Note how many lines in the entries contain the string "Chart", then give that number and nothing else.

[start]

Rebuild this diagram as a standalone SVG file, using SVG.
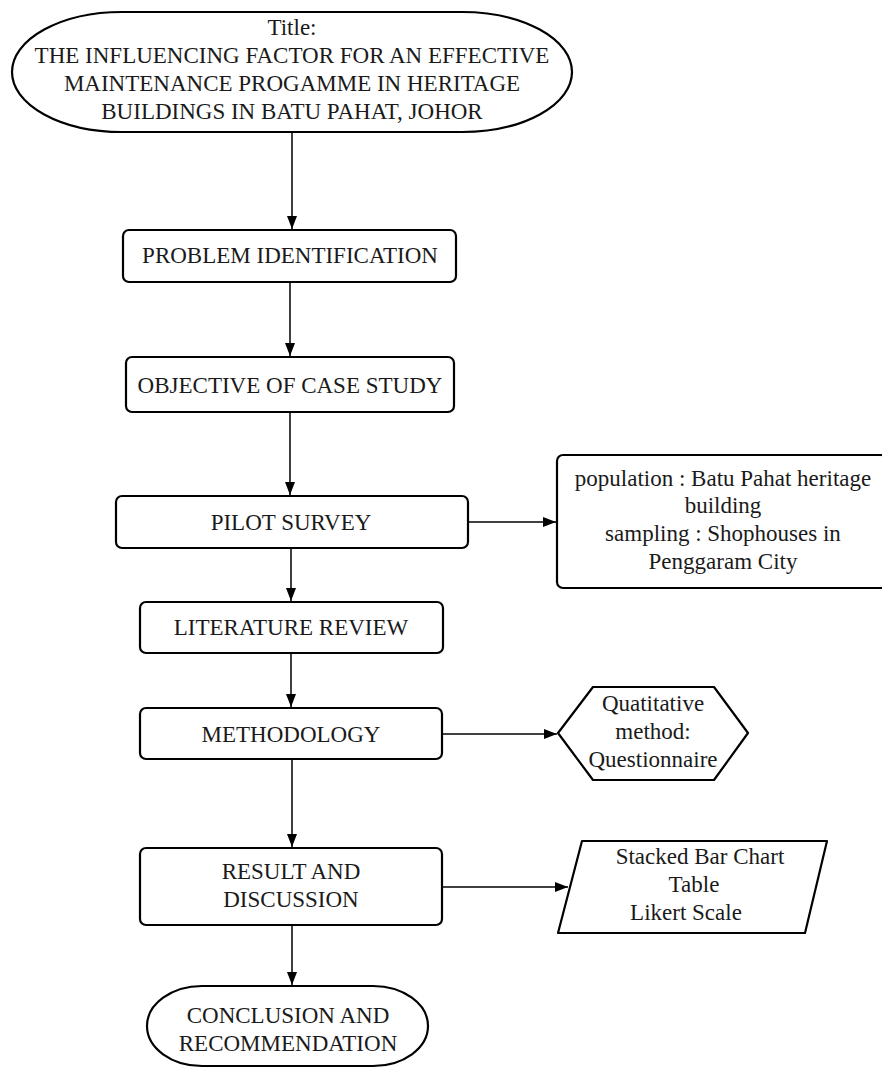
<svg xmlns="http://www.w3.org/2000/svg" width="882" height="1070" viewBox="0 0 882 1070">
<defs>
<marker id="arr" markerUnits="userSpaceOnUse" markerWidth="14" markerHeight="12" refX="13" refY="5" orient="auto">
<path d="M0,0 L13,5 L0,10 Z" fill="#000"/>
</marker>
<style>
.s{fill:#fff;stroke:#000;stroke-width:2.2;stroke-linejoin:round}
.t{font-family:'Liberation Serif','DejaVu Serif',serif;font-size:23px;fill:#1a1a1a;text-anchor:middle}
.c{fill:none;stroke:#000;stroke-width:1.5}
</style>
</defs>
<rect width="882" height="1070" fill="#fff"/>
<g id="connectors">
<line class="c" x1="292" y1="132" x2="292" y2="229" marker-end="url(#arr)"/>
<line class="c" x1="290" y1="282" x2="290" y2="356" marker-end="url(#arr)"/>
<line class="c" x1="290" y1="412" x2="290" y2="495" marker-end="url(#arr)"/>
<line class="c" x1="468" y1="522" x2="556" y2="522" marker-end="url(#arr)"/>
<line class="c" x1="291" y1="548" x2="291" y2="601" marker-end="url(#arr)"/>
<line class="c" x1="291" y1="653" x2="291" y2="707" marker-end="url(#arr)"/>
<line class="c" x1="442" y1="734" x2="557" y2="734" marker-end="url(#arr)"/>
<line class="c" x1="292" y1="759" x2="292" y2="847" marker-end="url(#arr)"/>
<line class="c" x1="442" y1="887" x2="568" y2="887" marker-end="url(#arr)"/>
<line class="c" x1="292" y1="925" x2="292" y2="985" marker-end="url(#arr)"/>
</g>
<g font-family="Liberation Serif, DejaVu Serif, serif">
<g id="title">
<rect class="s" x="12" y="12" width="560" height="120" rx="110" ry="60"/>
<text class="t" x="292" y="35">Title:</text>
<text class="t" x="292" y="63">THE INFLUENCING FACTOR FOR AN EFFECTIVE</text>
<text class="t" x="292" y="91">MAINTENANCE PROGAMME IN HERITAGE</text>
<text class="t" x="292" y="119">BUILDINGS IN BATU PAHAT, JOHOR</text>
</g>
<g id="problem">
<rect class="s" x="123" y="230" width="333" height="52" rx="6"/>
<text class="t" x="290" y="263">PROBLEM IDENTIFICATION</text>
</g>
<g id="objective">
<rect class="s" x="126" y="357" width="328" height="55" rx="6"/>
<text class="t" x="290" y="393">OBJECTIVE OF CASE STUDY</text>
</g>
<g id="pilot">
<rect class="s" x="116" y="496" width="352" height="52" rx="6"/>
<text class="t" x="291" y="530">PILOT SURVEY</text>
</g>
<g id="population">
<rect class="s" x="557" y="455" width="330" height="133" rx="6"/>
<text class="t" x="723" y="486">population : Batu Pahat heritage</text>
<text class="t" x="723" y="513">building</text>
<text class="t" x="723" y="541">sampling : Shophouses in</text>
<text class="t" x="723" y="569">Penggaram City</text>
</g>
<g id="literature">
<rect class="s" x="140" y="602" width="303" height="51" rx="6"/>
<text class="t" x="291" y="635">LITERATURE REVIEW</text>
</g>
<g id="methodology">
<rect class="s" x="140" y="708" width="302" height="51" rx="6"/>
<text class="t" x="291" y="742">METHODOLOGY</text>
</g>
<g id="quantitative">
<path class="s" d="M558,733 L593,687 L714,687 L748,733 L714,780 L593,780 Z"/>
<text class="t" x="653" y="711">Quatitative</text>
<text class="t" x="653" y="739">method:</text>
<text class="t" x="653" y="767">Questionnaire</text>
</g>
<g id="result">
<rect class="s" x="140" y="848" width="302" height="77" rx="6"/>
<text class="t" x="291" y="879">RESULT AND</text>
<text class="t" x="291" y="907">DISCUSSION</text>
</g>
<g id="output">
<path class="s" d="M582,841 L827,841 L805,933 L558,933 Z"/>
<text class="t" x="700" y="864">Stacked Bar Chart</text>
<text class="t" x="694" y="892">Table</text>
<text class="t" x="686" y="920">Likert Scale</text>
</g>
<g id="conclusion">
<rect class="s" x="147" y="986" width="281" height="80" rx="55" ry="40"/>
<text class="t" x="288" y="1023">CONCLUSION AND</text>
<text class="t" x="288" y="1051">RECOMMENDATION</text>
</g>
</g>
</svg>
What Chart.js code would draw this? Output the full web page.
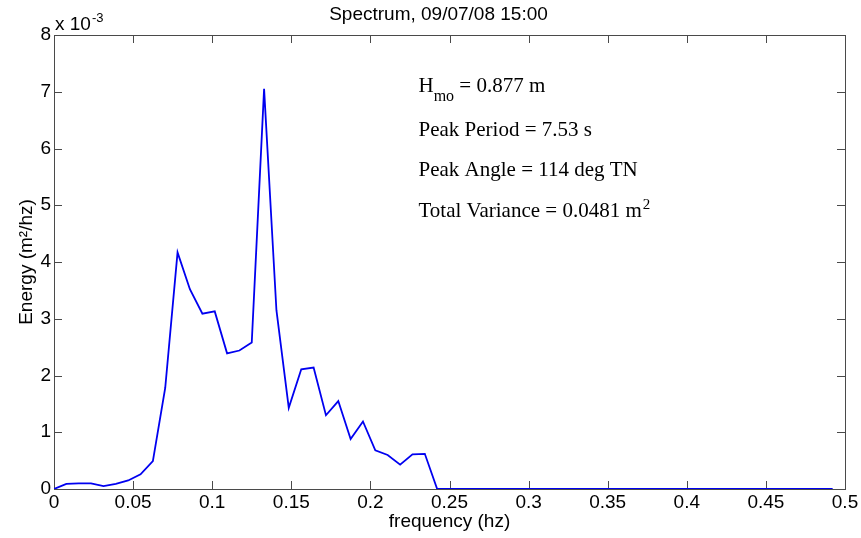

[end]

» ANSWER TO THE TASK:
2